§ **Stated exercise**
Write out all of the records precisely. Skip anything that is a picture.

§ **Exercise inputs**
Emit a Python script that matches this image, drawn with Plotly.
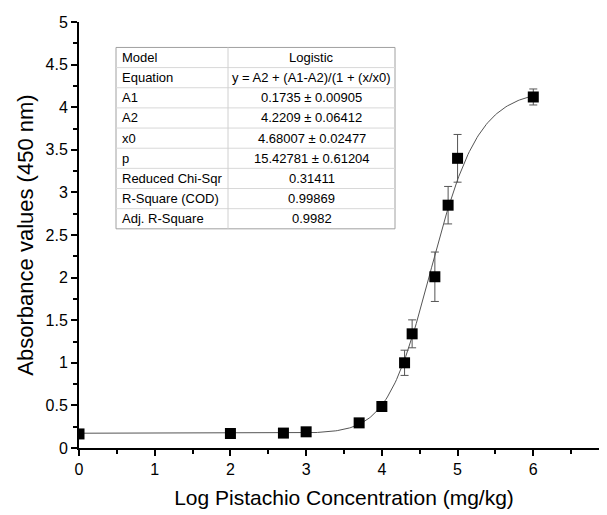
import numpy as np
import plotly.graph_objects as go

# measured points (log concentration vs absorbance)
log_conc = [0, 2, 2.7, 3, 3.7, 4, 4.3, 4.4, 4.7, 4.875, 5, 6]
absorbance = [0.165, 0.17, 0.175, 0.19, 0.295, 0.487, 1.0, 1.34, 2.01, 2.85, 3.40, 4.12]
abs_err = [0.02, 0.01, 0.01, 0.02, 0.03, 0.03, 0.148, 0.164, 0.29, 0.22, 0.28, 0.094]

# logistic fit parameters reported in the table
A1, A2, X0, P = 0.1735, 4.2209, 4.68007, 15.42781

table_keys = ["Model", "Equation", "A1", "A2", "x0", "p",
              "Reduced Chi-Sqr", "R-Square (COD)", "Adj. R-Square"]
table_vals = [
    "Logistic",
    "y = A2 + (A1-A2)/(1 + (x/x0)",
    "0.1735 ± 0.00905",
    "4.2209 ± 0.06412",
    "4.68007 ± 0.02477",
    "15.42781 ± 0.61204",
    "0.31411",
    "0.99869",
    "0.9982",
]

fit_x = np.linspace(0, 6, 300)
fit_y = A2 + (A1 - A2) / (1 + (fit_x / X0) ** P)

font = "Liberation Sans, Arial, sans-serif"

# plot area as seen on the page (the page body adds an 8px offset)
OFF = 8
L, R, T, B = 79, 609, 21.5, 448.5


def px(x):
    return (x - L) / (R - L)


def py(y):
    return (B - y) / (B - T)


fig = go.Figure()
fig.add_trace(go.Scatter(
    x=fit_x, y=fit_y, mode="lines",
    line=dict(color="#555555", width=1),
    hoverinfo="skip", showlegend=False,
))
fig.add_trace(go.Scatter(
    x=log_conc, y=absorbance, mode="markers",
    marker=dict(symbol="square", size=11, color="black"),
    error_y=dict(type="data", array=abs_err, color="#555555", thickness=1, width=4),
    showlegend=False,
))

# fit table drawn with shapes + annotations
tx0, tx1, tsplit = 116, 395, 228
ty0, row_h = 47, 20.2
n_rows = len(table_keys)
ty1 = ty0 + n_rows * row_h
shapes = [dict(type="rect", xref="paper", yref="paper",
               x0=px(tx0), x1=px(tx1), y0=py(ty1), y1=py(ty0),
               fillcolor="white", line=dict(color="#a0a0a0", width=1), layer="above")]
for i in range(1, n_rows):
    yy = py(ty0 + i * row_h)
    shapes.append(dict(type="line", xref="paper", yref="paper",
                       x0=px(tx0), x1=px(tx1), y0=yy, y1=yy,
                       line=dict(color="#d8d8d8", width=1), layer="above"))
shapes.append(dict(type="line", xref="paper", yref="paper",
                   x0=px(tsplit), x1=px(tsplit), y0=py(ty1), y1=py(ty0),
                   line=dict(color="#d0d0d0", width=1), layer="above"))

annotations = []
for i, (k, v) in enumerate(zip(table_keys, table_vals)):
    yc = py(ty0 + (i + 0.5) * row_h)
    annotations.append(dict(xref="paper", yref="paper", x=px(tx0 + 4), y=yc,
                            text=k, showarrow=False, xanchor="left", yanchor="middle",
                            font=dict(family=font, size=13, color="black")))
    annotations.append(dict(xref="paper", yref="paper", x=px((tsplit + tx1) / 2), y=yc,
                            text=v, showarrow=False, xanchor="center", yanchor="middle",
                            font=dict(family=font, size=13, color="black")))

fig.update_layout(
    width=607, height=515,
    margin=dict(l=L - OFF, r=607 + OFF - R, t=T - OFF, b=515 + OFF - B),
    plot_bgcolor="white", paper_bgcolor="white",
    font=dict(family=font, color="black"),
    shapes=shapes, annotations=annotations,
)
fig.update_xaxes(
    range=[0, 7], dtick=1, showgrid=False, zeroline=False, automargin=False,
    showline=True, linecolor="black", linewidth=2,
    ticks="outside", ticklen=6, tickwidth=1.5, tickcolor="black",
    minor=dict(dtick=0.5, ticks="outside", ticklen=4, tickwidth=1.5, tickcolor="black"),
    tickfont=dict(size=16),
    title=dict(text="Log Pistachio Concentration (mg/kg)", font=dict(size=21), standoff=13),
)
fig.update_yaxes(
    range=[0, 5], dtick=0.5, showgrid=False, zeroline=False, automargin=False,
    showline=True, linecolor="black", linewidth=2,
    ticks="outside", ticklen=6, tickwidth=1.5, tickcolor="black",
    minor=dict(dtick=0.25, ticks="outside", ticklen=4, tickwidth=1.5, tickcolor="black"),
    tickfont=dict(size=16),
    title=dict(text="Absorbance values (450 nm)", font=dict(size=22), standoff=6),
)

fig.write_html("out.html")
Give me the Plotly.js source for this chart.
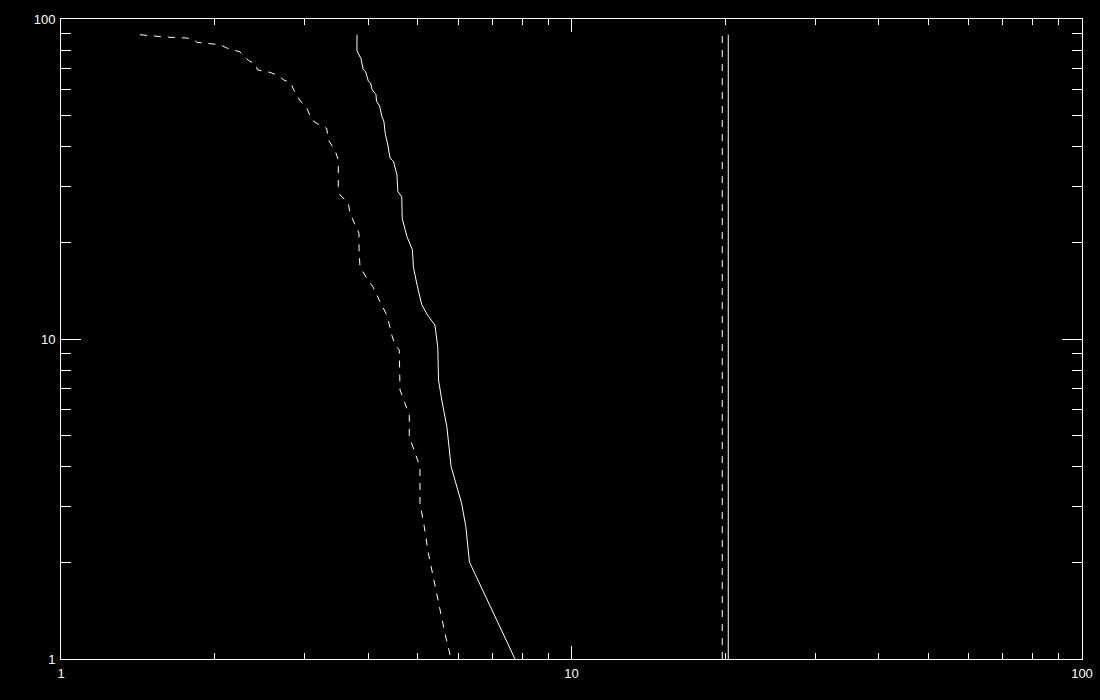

§ **Answer**
Emit a Python script that matches this image, drawn with Plotly.
import numpy as np
import plotly.graph_objects as go

# measured points (log concentration vs absorbance)
log_conc = [0, 2, 2.7, 3, 3.7, 4, 4.3, 4.4, 4.7, 4.875, 5, 6]
absorbance = [0.165, 0.17, 0.175, 0.19, 0.295, 0.487, 1.0, 1.34, 2.01, 2.85, 3.40, 4.12]
abs_err = [0.02, 0.01, 0.01, 0.02, 0.03, 0.03, 0.148, 0.164, 0.29, 0.22, 0.28, 0.094]

# logistic fit parameters reported in the table
A1, A2, X0, P = 0.1735, 4.2209, 4.68007, 15.42781

table_keys = ["Model", "Equation", "A1", "A2", "x0", "p",
              "Reduced Chi-Sqr", "R-Square (COD)", "Adj. R-Square"]
table_vals = [
    "Logistic",
    "y = A2 + (A1-A2)/(1 + (x/x0)",
    "0.1735 ± 0.00905",
    "4.2209 ± 0.06412",
    "4.68007 ± 0.02477",
    "15.42781 ± 0.61204",
    "0.31411",
    "0.99869",
    "0.9982",
]

fit_x = np.linspace(0, 6, 300)
fit_y = A2 + (A1 - A2) / (1 + (fit_x / X0) ** P)

font = "Liberation Sans, Arial, sans-serif"

# plot area as seen on the page (the page body adds an 8px offset)
OFF = 8
L, R, T, B = 79, 609, 21.5, 448.5


def px(x):
    return (x - L) / (R - L)


def py(y):
    return (B - y) / (B - T)


fig = go.Figure()
fig.add_trace(go.Scatter(
    x=fit_x, y=fit_y, mode="lines",
    line=dict(color="#555555", width=1),
    hoverinfo="skip", showlegend=False,
))
fig.add_trace(go.Scatter(
    x=log_conc, y=absorbance, mode="markers",
    marker=dict(symbol="square", size=11, color="black"),
    error_y=dict(type="data", array=abs_err, color="#555555", thickness=1, width=4),
    showlegend=False,
))

# fit table drawn with shapes + annotations
tx0, tx1, tsplit = 116, 395, 228
ty0, row_h = 47, 20.2
n_rows = len(table_keys)
ty1 = ty0 + n_rows * row_h
shapes = [dict(type="rect", xref="paper", yref="paper",
               x0=px(tx0), x1=px(tx1), y0=py(ty1), y1=py(ty0),
               fillcolor="white", line=dict(color="#a0a0a0", width=1), layer="above")]
for i in range(1, n_rows):
    yy = py(ty0 + i * row_h)
    shapes.append(dict(type="line", xref="paper", yref="paper",
                       x0=px(tx0), x1=px(tx1), y0=yy, y1=yy,
                       line=dict(color="#d8d8d8", width=1), layer="above"))
shapes.append(dict(type="line", xref="paper", yref="paper",
                   x0=px(tsplit), x1=px(tsplit), y0=py(ty1), y1=py(ty0),
                   line=dict(color="#d0d0d0", width=1), layer="above"))

annotations = []
for i, (k, v) in enumerate(zip(table_keys, table_vals)):
    yc = py(ty0 + (i + 0.5) * row_h)
    annotations.append(dict(xref="paper", yref="paper", x=px(tx0 + 4), y=yc,
                            text=k, showarrow=False, xanchor="left", yanchor="middle",
                            font=dict(family=font, size=13, color="black")))
    annotations.append(dict(xref="paper", yref="paper", x=px((tsplit + tx1) / 2), y=yc,
                            text=v, showarrow=False, xanchor="center", yanchor="middle",
                            font=dict(family=font, size=13, color="black")))

fig.update_layout(
    width=607, height=515,
    margin=dict(l=L - OFF, r=607 + OFF - R, t=T - OFF, b=515 + OFF - B),
    plot_bgcolor="white", paper_bgcolor="white",
    font=dict(family=font, color="black"),
    shapes=shapes, annotations=annotations,
)
fig.update_xaxes(
    range=[0, 7], dtick=1, showgrid=False, zeroline=False, automargin=False,
    showline=True, linecolor="black", linewidth=2,
    ticks="outside", ticklen=6, tickwidth=1.5, tickcolor="black",
    minor=dict(dtick=0.5, ticks="outside", ticklen=4, tickwidth=1.5, tickcolor="black"),
    tickfont=dict(size=16),
    title=dict(text="Log Pistachio Concentration (mg/kg)", font=dict(size=21), standoff=13),
)
fig.update_yaxes(
    range=[0, 5], dtick=0.5, showgrid=False, zeroline=False, automargin=False,
    showline=True, linecolor="black", linewidth=2,
    ticks="outside", ticklen=6, tickwidth=1.5, tickcolor="black",
    minor=dict(dtick=0.25, ticks="outside", ticklen=4, tickwidth=1.5, tickcolor="black"),
    tickfont=dict(size=16),
    title=dict(text="Absorbance values (450 nm)", font=dict(size=22), standoff=6),
)

fig.write_html("out.html")
Give me the Plotly.js source for this chart.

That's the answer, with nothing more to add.